Природа отдала ему первенство, смерть же его открывала простор для второстепенных личностей. Слезы, которые эти люди проливали у гроба Мирабо, были притворными. Только простой люд оплакивал его искренно, потому что народ слишком силен, чтобы быть завистливым, и, не ставя Мирабо в упрек его происхождение, в нем даже любили этот оттенок дворянства, как добычу, отвоеванную у аристократии. Кроме того, беспокойная нация, наблюдавшая падение государственных учреждений одного за другим и опасавшаяся общего переворота, инстинктивно чувствовала, что гений великого человека был единственной силой, какая у нее оставалась. Как скоро этот гений погас, у ног монархии оказались только мрак и пропасть. Одни якобинцы радовались громко, потому что лишь этот человек мог их превзойти.
Шестого апреля 1791 года Национальное собрание возобновило свои заседания. Место Мирабо, оставшееся пустым, ясно показывало невозможность заместить умершего. В зале царило молчание, лица зрителей выражали тревогу. Талейран вслух прочел предсмертную речь Мирабо. Выслушали его угрюмо, нетерпение и беспокойство снедали все умы. Партии горели желанием помериться силами без прежнего перевеса одной стороны. Схватка сделалась неизбежной.
Есть в природе предметы, форму которых можно хорошо различить только в некотором удалении. То же самое происходит с крупными событиями. Рука Провидения видна в делах человеческих, но тень от этой руки скрывает от нас истинный смысл совершенного. То, что можно было тогда разглядеть во Французской революции, представляло собой приход новой идеи, демократической идеи и, в конце концов, демократического правительства.
Эта идея проистекала из христианства. Христианство, заставшее людей рабами по всей земле, поднялось на руинах Римской империи грозным мстителем, хоть и имело форму самопожертвования. Оно провозгласило три слова, повторенные две тысячи лет спустя французской философией, — свобода, равенство, братство, — но скрыло эту идею на время в тайниках христианских сердец. Слишком слабое на первых порах, чтобы нападать на гражданское право, христианство как будто говорило властям: «Еще на некоторое время я оставляю вам мир политический и ограничиваюсь миром нравственным. Продолжайте сковывать, делить, порабощать народы — я буду освобождать души. Но наступит день, когда мое учение выйдет из храма и войдет в собрание народов».
День этот наступил. Он был подготовлен веком философии, скептически настроенной наружно, но верующей по сути. XVIII век скептически отнесся только к внешним формам и сверхъестественным догматам христианства, но страстно принял его нравственность и социальное значение. Французская революция нападала на господствовавшую религию только потому, что последняя находила отражение в правительствах монархических, теократических или аристократических. Таково объяснение кажущегося противоречия XVIII века, который всё заимствовал у христианства и в то же время отрицал его. Между двумя учениями происходили одновременно сильное отталкивание и сильное притяжение. В самой борьбе они узнавали друг друга и стремились узнать еще полнее, когда борьба закончилась бы торжеством свободы.

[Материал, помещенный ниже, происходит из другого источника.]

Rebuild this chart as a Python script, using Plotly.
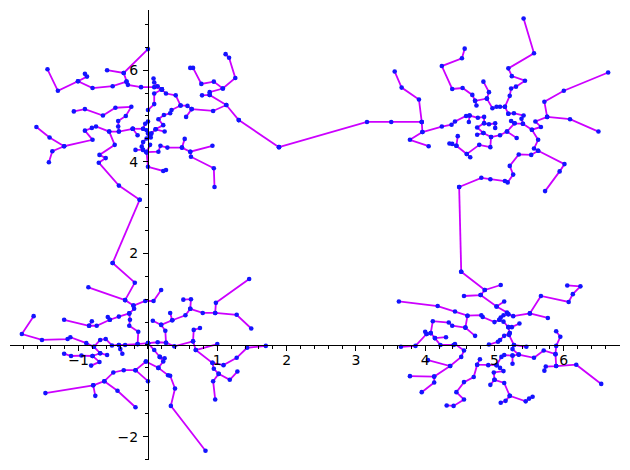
import plotly.graph_objects as go

# Each cluster is a set of branches; None separates branches.
def join(branches):
    xs, ys = [], []
    for b in branches:
        for p in b:
            xs.append(p[0]); ys.append(p[1])
        xs.append(None); ys.append(None)
    return xs, ys

trunk = [
    [(-.12,3.17),(-.51,1.79)],
    [(1.89,4.32),(3.16,4.87),(3.51,4.87),(3.95,4.87)],
    [(4.49,3.45),(4.52,1.60)],
    [(1.31,4.91),(1.89,4.32)],
]

north_west = [
    [(0,6.46),(-.35,5.94),(-.59,6.00)],
    [(-.35,5.94),(-.31,5.75),(-.29,5.68),(-.10,5.63),(.09,5.63),(.20,5.58)],
    [(-.31,5.75),(-.51,5.65),(-.80,5.61),(-1.01,5.76),(-1.30,5.55),(-1.45,6.02)],
    [(-1.01,5.76),(-.88,5.86),(-.91,5.92)],
    [(.08,5.82),(.09,5.73),(.14,5.65),(.20,5.58)],
    [(.20,5.58),(.09,5.49),(.09,5.26),(0,5.13)],
    [(.20,5.58),(.26,5.49),(.40,5.45),(.47,5.23),(.57,5.22),(.63,5.15),(.55,4.98)],
    [(.63,5.15),(.94,5.11),(1.13,5.24),(1.31,4.91)],
    [(1.13,5.24),(.89,5.46),(.78,5.45)],
    [(.89,5.46),(.89,5.52),(1.08,5.60),(1.26,5.83),(1.17,6.27),(1.12,6.35)],
    [(1.08,5.60),(.95,5.75),(.77,5.70),(.65,6.05),(.61,6.05)],
    [(.47,5.23),(.34,5.13),(.32,5.06),(.23,5.02),(.15,4.93),(.22,4.80),(.11,4.71),(.05,4.62),(.04,4.53)],
    [(.11,4.71),(.24,4.66)],
    [(0,4.88),(-.04,4.83),(-.07,4.72),(-.02,4.69),(0,4.62),(.03,4.58)],
    [(-.22,4.72),(-.07,4.72)],
    [(-.22,4.72),(-.15,4.58)],
    [(-1.61,4.76),(-1.42,4.53),(-1.21,4.34),(-.80,4.48),(-.91,4.68),(-.81,4.74),(-.75,4.77),(-.56,4.66),(-.48,4.37),(-.70,4.15),(-.61,4.08),(-.71,3.98),(-.42,3.48),(-.12,3.17)],
    [(-1.21,4.34),(-1.38,4.23),(-1.43,3.99)],
    [(-.56,4.66),(-.42,4.66),(-.22,4.72)],
    [(-.42,4.66),(-.43,4.77),(-.43,4.89),(-.32,5.00),(-.24,5.20),(-.47,5.18),(-.65,5.01),(-.91,5.15),(-1.07,5.10)],
    [(-.02,4.21),(.15,4.22),(.18,4.35),(.28,4.31),(.49,4.31),(.53,4.50)],
    [(.49,4.31),(.61,4.22),(.93,4.35)],
    [(.61,4.22),(.62,4.11),(.95,3.86),(.96,3.45)],
    [(-.02,4.21),(-.07,4.26),(-.18,4.26)],
    [(-.07,4.26),(-.09,4.33),(-.07,4.43),(-.02,4.51),(.03,4.58)],
    [(-.02,4.21),(0,3.89),(.22,3.80),(.26,3.82)],
    [(.03,4.37),(-.02,4.21)],
]

south_west = [
    [(-.51,1.79),(-.19,1.36),(-.33,.98),(-.21,.86),(-.20,.79),(-.27,.69),(-.42,.62),(-.55,.55),(-.58,.61)],
    [(-.33,.98),(-.86,1.26)],
    [(-.21,.86),(-.04,.96),(.08,.96),(.19,1.20)],
    [(-.55,.55),(-.74,.42),(-.85,.42),(-.81,.52)],
    [(-.85,.42),(-1.21,.55)],
    [(-.27,.69),(-.26,.55),(-.27,.42),(-.14,.29),(-.15,.02),(0,.04)],
    [(-.15,.02),(-.33,0),(-.42,0),(-.52,-.01),(-.61,.13),(-.69,.11),(-.78,-.04),(-.89,.04),(-1.12,.17),(-1.16,.13),(-1.53,.11),(-1.82,.24),(-1.65,.63)],
    [(-.78,-.04),(-.69,-.18),(-.59,-.22)],
    [(-.69,-.18),(-.80,-.24),(-.70,-.37),(-.82,-.45)],
    [(-.80,-.24),(-.96,-.23),(-1.11,-.24),(-1.21,-.19)],
    [(-.42,0),(-.40,-.09),(-.37,-.19)],
    [(-.03,-.36),(-.18,-.55),(-.35,-.55),(-.50,-.60),(-.63,-.79),(-.79,-.88),(-1.48,-1.05)],
    [(-.79,-.88),(-.76,-1.11)],
    [(-.63,-.79),(-.44,-1.00),(-.18,-1.36)],
    [(-.18,-.55),(0,-.79)],
    [(-.03,-.36),(.15,-.50),(.22,-.36),(.17,-.26),(.09,-.11),(0,.04)],
    [(.24,-.29),(.17,-.26)],
    [(.15,-.50),(.29,-.66),(.32,-.67),(.39,-.95),(.33,-1.33),(.83,-2.31)],
    [(0,.04),(.14,.06),(.26,.05),(.38,-.03),(.65,.08),(.66,.33),(.75,.37)],
    [(.65,.08),(.69,-.11),(1.00,.02)],
    [(.69,-.11),(.93,-.39),(1.09,-.44),(1.28,-.28),(1.43,-.06),(1.70,-.02)],
    [(.93,-.39),(.95,-.52),(1.02,-.63),(1.18,-.76),(1.29,-.58)],
    [(1.02,-.63),(.94,-.79),(.97,-1.19)],
    [(.26,.05),(.25,.31),(.19,.44),(.07,.53)],
    [(.19,.44),(.35,.54),(.32,.70)],
    [(.35,.54),(.54,.65),(.61,.79),(.62,1.00),(.51,.99)],
    [(.61,.79),(.79,.70),(.97,.70),(1.28,.66),(1.49,.36)],
    [(.97,.70),(.98,.92),(1.46,1.44)],
]

north_east = [
    [(3.95,4.87),(3.91,5.36),(3.66,5.62),(3.56,5.97)],
    [(3.95,4.87),(3.96,4.65),(3.78,4.48),(4.05,4.34)],
    [(3.96,4.65),(4.24,4.77),(4.38,4.81),(4.43,4.88),(4.59,5.00),(4.64,5.01),(4.76,4.96),(4.85,4.98),(4.85,4.84),(4.92,4.82),(5.01,4.84),(5.01,4.74)],
    [(4.64,5.01),(4.63,4.87)],
    [(4.85,4.84),(4.75,4.75),(4.84,4.63),(4.95,4.54),(5.08,4.58),(5.18,4.66)],
    [(4.84,4.63),(4.75,4.59)],
    [(4.95,4.54),(4.94,4.32),(4.78,4.37),(4.60,4.17),(4.65,4.10)],
    [(4.60,4.17),(4.45,4.35),(4.47,4.56)],
    [(4.45,4.35),(4.39,4.39),(4.35,4.40)],
    [(4.57,6.47),(4.53,6.26),(4.24,6.09),(4.39,5.59),(4.54,5.61),(4.68,5.46),(4.72,5.33),(4.74,5.23)],
    [(4.72,5.33),(4.89,5.38),(4.92,5.52),(4.84,5.75)],
    [(4.89,5.38),(4.97,5.17),(5.03,5.20),(5.08,5.20),(5.15,5.20),(5.20,5.05)],
    [(5.42,7.13),(5.57,6.37),(5.20,6.04),(5.25,5.87),(5.44,5.77),(5.31,5.64),(5.24,5.60),(5.22,5.44),(5.15,5.20)],
    [(5.20,5.05),(5.28,5.06),(5.42,5.01),(5.39,4.94),(5.41,4.83),(5.29,4.84),(5.24,4.89)],
    [(5.29,4.84),(5.18,4.66),(5.32,4.52)],
    [(5.41,4.83),(5.54,4.70),(5.67,4.76),(5.59,4.88),(5.76,4.98),(5.72,5.31),(6.00,5.55),(6.64,5.95)],
    [(5.76,4.98),(6.09,4.93),(6.50,4.66)],
    [(5.54,4.70),(5.63,4.48),(5.57,4.29),(5.63,4.24),(5.53,4.15),(5.35,4.16),(5.22,3.91),(5.27,3.72),(5.19,3.55),(5.15,3.58),(4.94,3.62),(4.81,3.65),(4.49,3.45)],
    [(5.63,4.24),(6.01,3.95),(5.94,3.79),(5.73,3.36)],
]

south_east = [
    [(4.52,1.60),(4.86,1.20),(5.09,1.31)],
    [(4.86,1.20),(4.80,1.09),(4.56,1.07)],
    [(4.80,1.09),(5.03,.84),(5.14,.95)],
    [(5.03,.84),(5.18,.71),(5.20,.67),(5.27,.63),(5.51,.69),(5.67,1.07),(6.07,.94),(6.13,1.11),(6.24,1.28),(6.05,1.30)],
    [(5.51,.69),(5.77,.59)],
    [(5.20,.67),(5.13,.65),(5.09,.60),(5.07,.55),(5.00,.50),(4.83,.61),(4.81,.65),(4.61,.64),(4.43,.73),(4.18,.85),(3.62,.95)],
    [(5.07,.55),(5.13,.51),(5.20,.39),(5.25,.39),(5.36,.47)],
    [(5.20,.39),(5.22,.26),(5.14,.20),(5.08,.11),(5.05,.07),(4.92,.01)],
    [(5.22,.26),(5.21,.22),(5.28,0),(5.46,-.04)],
    [(5.28,0),(5.26,-.09),(5.35,-.21),(5.57,-.28),(5.71,-.12),(5.88,-.20),(5.89,-.02),(5.95,.18),(5.89,.30)],
    [(5.88,-.20),(5.89,-.46),(5.74,-.47),(5.72,-.56)],
    [(5.89,-.46),(6.18,-.43),(6.54,-.85)],
    [(5.35,-.21),(5.26,-.23),(5.14,-.22),(5.10,-.26),(5.03,-.44),(5.08,-.50),(5.13,-.57),(4.99,-.60),(5.00,-.76),(5.14,-.83),(5.22,-1.11),(5.45,-1.23),(5.50,-1.17),(5.55,-1.13)],
    [(5.26,-.23),(5.26,-.41)],
    [(5.22,-1.11),(5.16,-1.22),(5.09,-1.26)],
    [(5.00,-.76),(4.94,-.87)],
    [(5.03,-.44),(4.91,-.44),(4.75,-.43),(4.79,-.31)],
    [(4.75,-.43),(4.70,-.70),(4.56,-.81),(4.45,-1.03),(4.56,-1.19),(4.41,-1.33),(4.31,-1.32)],
    [(4.61,.64),(4.58,.38),(4.72,.20)],
    [(4.58,.38),(4.39,.42),(4.34,.49),(4.11,.52),(4.08,.26),(4.02,.24),(4.00,.29)],
    [(4.02,.24),(3.86,-.02),(3.65,-.04)],
    [(4.08,.26),(4.14,.15),(4.30,.17)],
    [(4.14,.15),(4.22,0),(4.41,0),(4.43,.02),(4.56,-.12),(4.52,-.26),(4.36,-.46),(4.04,-.33)],
    [(4.36,-.46),(4.13,-.69),(3.78,-.68)],
    [(4.13,-.69),(4.13,-.82),(3.95,-1.03)],
]

x_ticks = [-1, 1, 2, 3, 4, 5, 6]
y_ticks = [-2, 2, 4, 6]
x_minor = [i / 5 for i in range(-9, 34)]
y_minor = [i / 2 for i in range(-5, 15)]
x_range = [-1.991, 6.811]
y_range = [-2.511, 7.314]

fig = go.Figure()
all_x, all_y = join(trunk + north_west + south_west + north_east + south_east)
fig.add_trace(go.Scatter(x=all_x, y=all_y, mode="lines", line=dict(color="#cc00ff", width=1.8),
                         hoverinfo="skip", showlegend=False))
fig.add_trace(go.Scatter(x=all_x, y=all_y, mode="markers", marker=dict(color="#1414ff", size=4.6),
                         hoverinfo="skip", showlegend=False))

font = dict(family="DejaVu Sans", size=14, color="black")
fig.update_layout(
    width=614, height=454, margin=dict(l=2, r=2, t=2, b=2),
    paper_bgcolor="white", plot_bgcolor="white", showlegend=False,
    xaxis=dict(range=x_range, anchor="free", position=2.511 / 9.825, showgrid=False, zeroline=False,
               showline=True, linecolor="black", linewidth=1.3, ticks="outside", ticklen=5, tickwidth=1,
               tickcolor="black", tickmode="array", tickvals=x_ticks, ticklabelstandoff=-3,
               ticktext=["\u22121", "1", "2", "3", "4", "5", "6"], tickfont=font,
               minor=dict(tickmode="array", tickvals=x_minor, ticks="outside", ticklen=3, tickwidth=1, tickcolor="black", showgrid=False)),
    yaxis=dict(range=y_range, anchor="free", position=138 / 610, showgrid=False, zeroline=False,
               showline=True, linecolor="black", linewidth=1.3, ticks="outside", ticklen=5, tickwidth=1,
               tickcolor="black", tickmode="array", tickvals=y_ticks, ticklabelstandoff=2,
               ticktext=["\u22122", "2", "4", "6"], tickfont=font,
               minor=dict(tickmode="array", tickvals=y_minor, ticks="outside", ticklen=3, tickwidth=1, tickcolor="black", showgrid=False)),
)
fig.write_html("out.html")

Таким образом, к апрелю 1791 года мыслящим умам были очевидны три вывода. Первый: начатое революционное движение, переходя с одного предмета на другой, дойдет до полного восстановления всех попранных прав человечества; второй: это демократическое, философское и социальное по своей сути движение будет искать естественное выражение в форме государства, аналогичного его принципу и свойствам; и наконец, третий: социальное и политическое развитие повлечет за собой умственный и религиозный взлет, а свобода мысли, слова и действия не остановится перед свободой верований, и идея о Боге выйдет из святилищ, чтобы в каждом свободном сознании блеснуть светом свободы.
Случай — или Провидение — хотел, чтобы XVIII век, почти бесплодный в других странах, стал веком Франции. От конца царствования Людовика XIV до начала царствования Людовика XVI природа была щедра на людей; свет, поддерживаемый таким числом гениев первой величины — от Корнеля до Вольтера, от Боссюэ до Руссо, от Фенелона до Сен-Пьера, — приучил другие народы смотреть в сторону Франции. Вся мыслящая Европа мыслила по-французски. Во французском гении всегда было и будет нечто более могучее, чем самое его могущество, более светлое, чем самый его блеск: это его жар, его поразительная способность притяжения. Париж оказался единственной точкой на континенте, способной вызвать эхо. Самые малые события, происходящие в нем, производили везде волнение и шум. Литература стала проводником французского влияния; монархия мысли, прежде чем создать героев, создала свои книги, свой театр, свою письменность. Она совершала завоевания с помощью разума, и типография была ее армией.